● WRITTEN EXERCISE
Note how many lines hold "React" and report that number by itself.

(Figure scripts)
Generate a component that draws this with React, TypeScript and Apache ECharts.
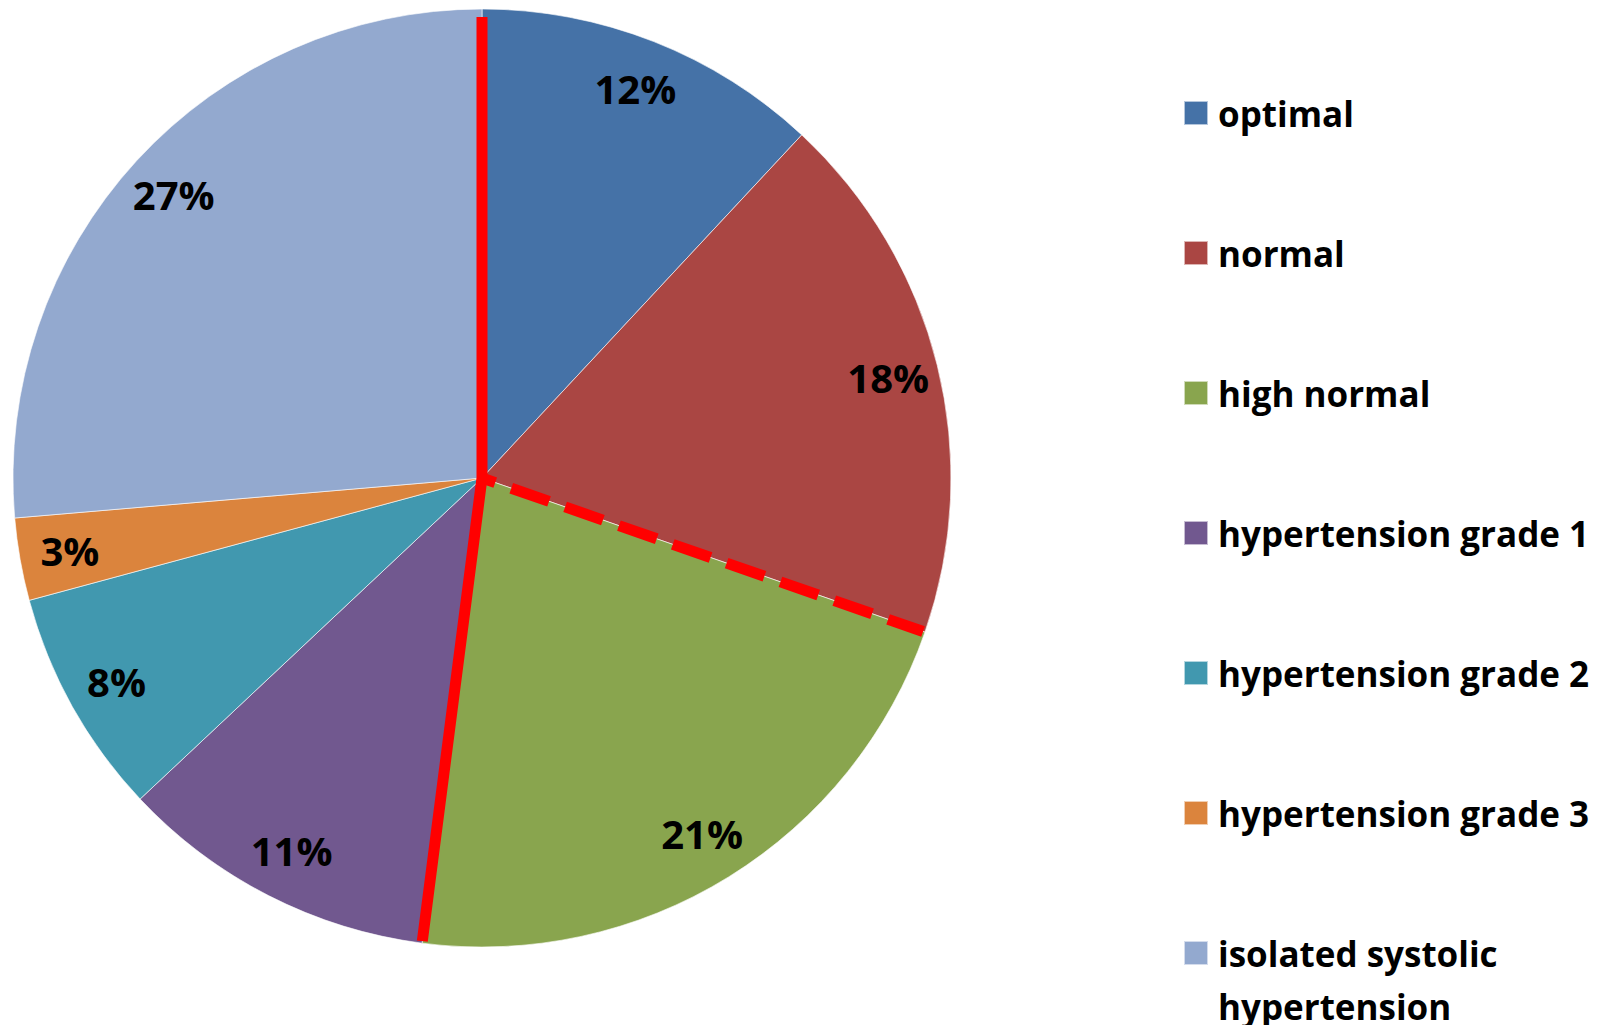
import React, { useEffect, useRef } from "react";
import * as echarts from "echarts";

const categories = [
  "optimal",
  "normal",
  "high normal",
  "hypertension grade 1",
  "hypertension grade 2",
  "hypertension grade 3",
  "isolated systolic hypertension",
];
const shares = [11.94, 18.39, 21.71, 10.96, 7.8, 2.84, 26.36];
const percentLabels = ["12%", "18%", "21%", "11%", "8%", "3%", "27%"];
const colors = ["#4572A7", "#AA4643", "#89A54E", "#71588F", "#4198AF", "#DB843D", "#93A9CF"];

export default function App() {
  const ref = useRef<HTMLDivElement>(null);
  useEffect(() => {
    document.body.style.margin = "0";
    document.body.style.overflow = "hidden";
    const chart = echarts.init(ref.current!, null, { renderer: "svg" });
    const cx = 482;
    const cy = 478;
    const R = 469;
    const total = shares.reduce((a, b) => a + b, 0);
    const cum = (n: number) => shares.slice(0, n).reduce((a, b) => a + b, 0) / total;
    const pt = (frac: number, r: number) => {
      const th = frac * 2 * Math.PI;
      return [cx + r * Math.sin(th), cy - r * Math.cos(th)];
    };
    const font = "'Open Sans', 'DejaVu Sans', sans-serif";
    const data = categories.map((name, i) => ({ name, value: shares[i], itemStyle: { color: colors[i] } }));
    const labelData = categories.map((name, i) => ({ name, value: shares[i] }));
    const mainNames = categories.slice(0, 6);
    const lastName = categories[6];
    chart.setOption({
      animation: false,
      legend: [
        {
          data: mainNames,
          orient: "vertical",
          left: 1183,
          top: 95,
          padding: 0,
          itemWidth: 24,
          itemHeight: 24,
          itemGap: 104,
          icon: "rect",
          selectedMode: false,
          textStyle: {
            fontFamily: font,
            fontWeight: "bold",
            fontSize: 35,
            color: "#000",
            lineHeight: 36,
            padding: [0, 0, 0, 5],
          },
        },
        {
          data: [lastName],
          orient: "vertical",
          left: 1183,
          top: 873.5,
          padding: 0,
          itemWidth: 24,
          itemHeight: 24,
          icon: "rect",
          selectedMode: false,
          formatter: () => " \nisolated systolic\nhypertension",
          textStyle: {
            fontFamily: font,
            fontWeight: "bold",
            fontSize: 35,
            color: "#000",
            lineHeight: 53,
            padding: [0, 0, 0, 5],
          },
        },
      ],
      series: [
        {
          type: "pie",
          center: [cx, cy],
          radius: R,
          startAngle: 90,
          clockwise: true,
          silent: true,
          label: { show: false },
          labelLine: { show: false },
          itemStyle: { borderColor: "rgba(255,255,255,0.6)", borderWidth: 1 },
          emphasis: { disabled: true },
          data,
        },
        {
          type: "pie",
          center: [cx, cy],
          radius: [362, R],
          startAngle: 90,
          clockwise: true,
          silent: true,
          itemStyle: { color: "rgba(0,0,0,0)" },
          emphasis: { disabled: true },
          label: {
            show: true,
            position: "inside",
            fontFamily: font,
            fontWeight: "bold",
            fontSize: 40,
            color: "#000",
            formatter: (p: any) => percentLabels[p.dataIndex],
          },
          labelLine: { show: false },
          data: labelData,
        },
      ],
      graphic: [
        {
          type: "polyline",
          z: 100,
          shape: { points: [[cx, cy - R + 8], [cx, cy], pt(cum(3), R - 2)] },
          style: { stroke: "#FF0000", lineWidth: 11, fill: "none", lineJoin: "miter" },
        },
        {
          type: "line",
          z: 100,
          shape: { x1: cx, y1: cy, x2: pt(cum(2), R - 2)[0], y2: pt(cum(2), R - 2)[1] },
          style: { stroke: "#FF0000", lineWidth: 11, lineDash: [40, 17], lineDashOffset: 26 },
        },
      ],
    });
    return () => chart.dispose();
  }, []);
  return <div ref={ref} style={{ width: 1607, height: 1025 }} />;
}
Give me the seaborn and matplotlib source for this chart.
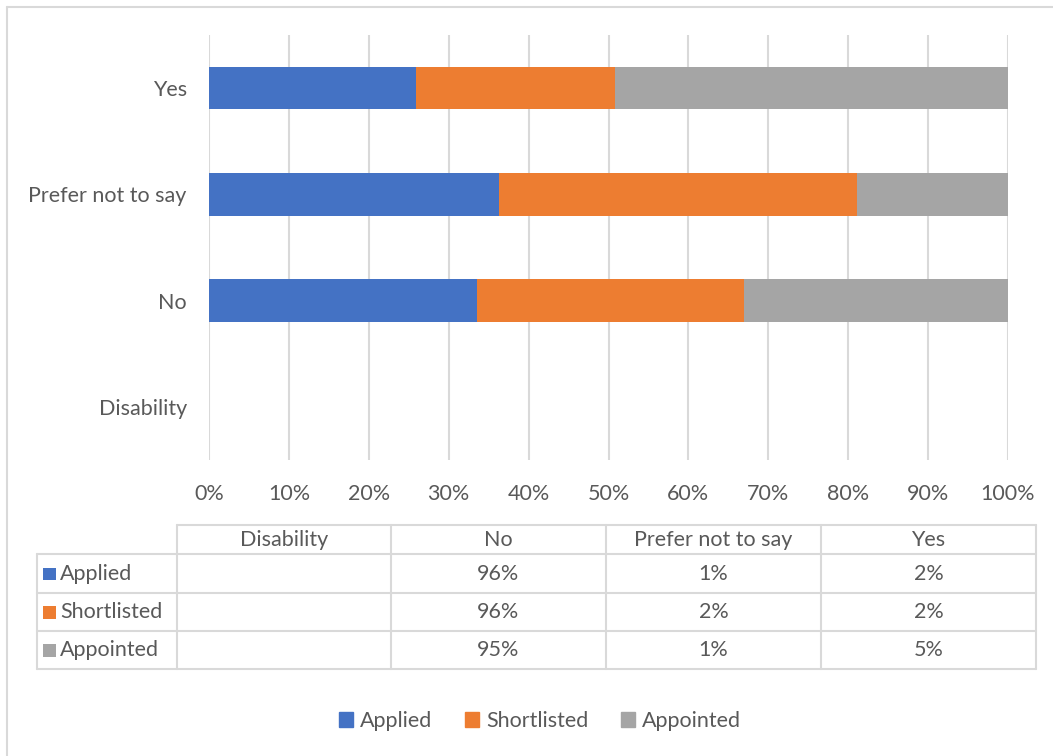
"""100% stacked bar: disability declaration vs. recruitment stage, with data table."""
import matplotlib.pyplot as plt
import numpy as np
import pandas as pd
import seaborn as sns
from matplotlib.lines import Line2D
from matplotlib.patches import Rectangle

# categories, top to bottom as in the chart
categories = ["Yes", "Prefer not to say", "No", "Disability"]
stages = ["Applied", "Shortlisted", "Appointed"]

applied = [2.4, 1.23, 96.2, np.nan]
shortlisted = [2.3, 1.52, 96.2, np.nan]
appointed = [4.55, 0.64, 94.8, np.nan]

# table column order (Excel lists categories bottom-up)
table_cols = ["Disability", "No", "Prefer not to say", "Yes"]

colors = {"Applied": "#4472C4", "Shortlisted": "#ED7D31", "Appointed": "#A5A5A5"}
TXT = "#595959"
GRID = "#D9D9D9"
FS = 15.5

df = pd.DataFrame({"category": categories, "Applied": applied,
                   "Shortlisted": shortlisted, "Appointed": appointed})
total = df[stages].sum(axis=1, min_count=1)
for s in stages:
    df[s + "_pct"] = df[s] / total * 100
df["c1"] = df["Applied_pct"]
df["c2"] = df["c1"] + df["Shortlisted_pct"]
df["c3"] = df["c2"] + df["Appointed_pct"]

sns.set_theme(style="white")
plt.rcParams["font.family"] = ["Lato", "DejaVu Sans"]

fig = plt.figure(figsize=(10.53, 7.56), dpi=100)
W, H = 1053, 756
ax = fig.add_axes([209 / W, 1 - 460 / H, 799 / W, 425 / H])

# stacked via overlapping cumulative bars
for col, stage in [("c3", "Appointed"), ("c2", "Shortlisted"), ("c1", "Applied")]:
    sns.barplot(data=df, x=col, y="category", order=categories, orient="h",
                color=colors[stage], width=0.4, linewidth=0, saturation=1,
                errorbar=None, ax=ax, label=stage)

ax.set_xlim(0, 100)
ax.set_ylim(3.5, -0.5)
ax.set_xticks(np.arange(0, 101, 10))
ax.set_xticklabels([f"{v}%" for v in range(0, 101, 10)])
ax.grid(axis="x", color=GRID, linewidth=1.5)
ax.set_axisbelow(True)
for sp in ax.spines.values():
    sp.set_visible(False)
ax.tick_params(axis="both", length=0, colors=TXT, labelsize=FS)
ax.tick_params(axis="x", pad=17)
ax.tick_params(axis="y", pad=16)
ax.set_xlabel("")
ax.set_ylabel("")
if ax.get_legend() is not None:
    ax.get_legend().remove()

# overlay in pixel coordinates for frame and data table
ov = fig.add_axes([0, 0, 1, 1], zorder=-1)
ov.set_xlim(0, W)
ov.set_ylim(H, 0)
ov.axis("off")
ov.add_line(Line2D([7, 7], [7, H], color=GRID, lw=1.5))
ov.add_line(Line2D([7, W], [7, 7], color=GRID, lw=1.5))

ov2 = fig.add_axes([0, 0, 1, 1])
ov2.set_xlim(0, W)
ov2.set_ylim(H, 0)
ov2.axis("off")

xs = [37, 177, 391, 606, 821, 1036]
ys = [525, 554, 593, 631, 669]
lw = 1.5
# header row (no corner cell)
ov2.add_line(Line2D([xs[1], xs[-1]], [ys[0], ys[0]], color=GRID, lw=lw))
for y in ys[1:]:
    ov2.add_line(Line2D([xs[0], xs[-1]], [y, y], color=GRID, lw=lw))
ov2.add_line(Line2D([xs[0], xs[0]], [ys[1], ys[-1]], color=GRID, lw=lw))
for x in xs[1:]:
    ov2.add_line(Line2D([x, x], [ys[0], ys[-1]], color=GRID, lw=lw))

for j, name in enumerate(table_cols):
    cx = (xs[j + 1] + xs[j + 2]) / 2
    ov2.text(cx, (ys[0] + ys[1]) / 2, name, ha="center", va="center",
             fontsize=FS, color=TXT)

lookup = df.set_index("category")
for i, stage in enumerate(stages):
    cy = (ys[i + 1] + ys[i + 2]) / 2
    ov2.add_patch(Rectangle((43, cy - 6), 12.5, 12.5, color=colors[stage], lw=0))
    ov2.text(60, cy, stage, ha="left", va="center", fontsize=FS, color=TXT)
    for j, name in enumerate(table_cols):
        v = lookup.loc[name, stage]
        if pd.isna(v):
            continue
        cx = (xs[j + 1] + xs[j + 2]) / 2
        ov2.text(cx, cy, f"{v:.0f}%", ha="center", va="center",
                 fontsize=FS, color=TXT)

handles = [Rectangle((0, 0), 1, 1, color=colors[s]) for s in stages]
fig.legend(handles, stages, loc="center", bbox_to_anchor=(540 / W, 1 - 721 / H),
           ncol=3, frameon=False, fontsize=FS, labelcolor=TXT,
           handlelength=0.65, handleheight=0.65, handletextpad=0.35,
           columnspacing=1.5)

fig.savefig("out.png", dpi=100, facecolor="white")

● WRITTEN SOLUTION
2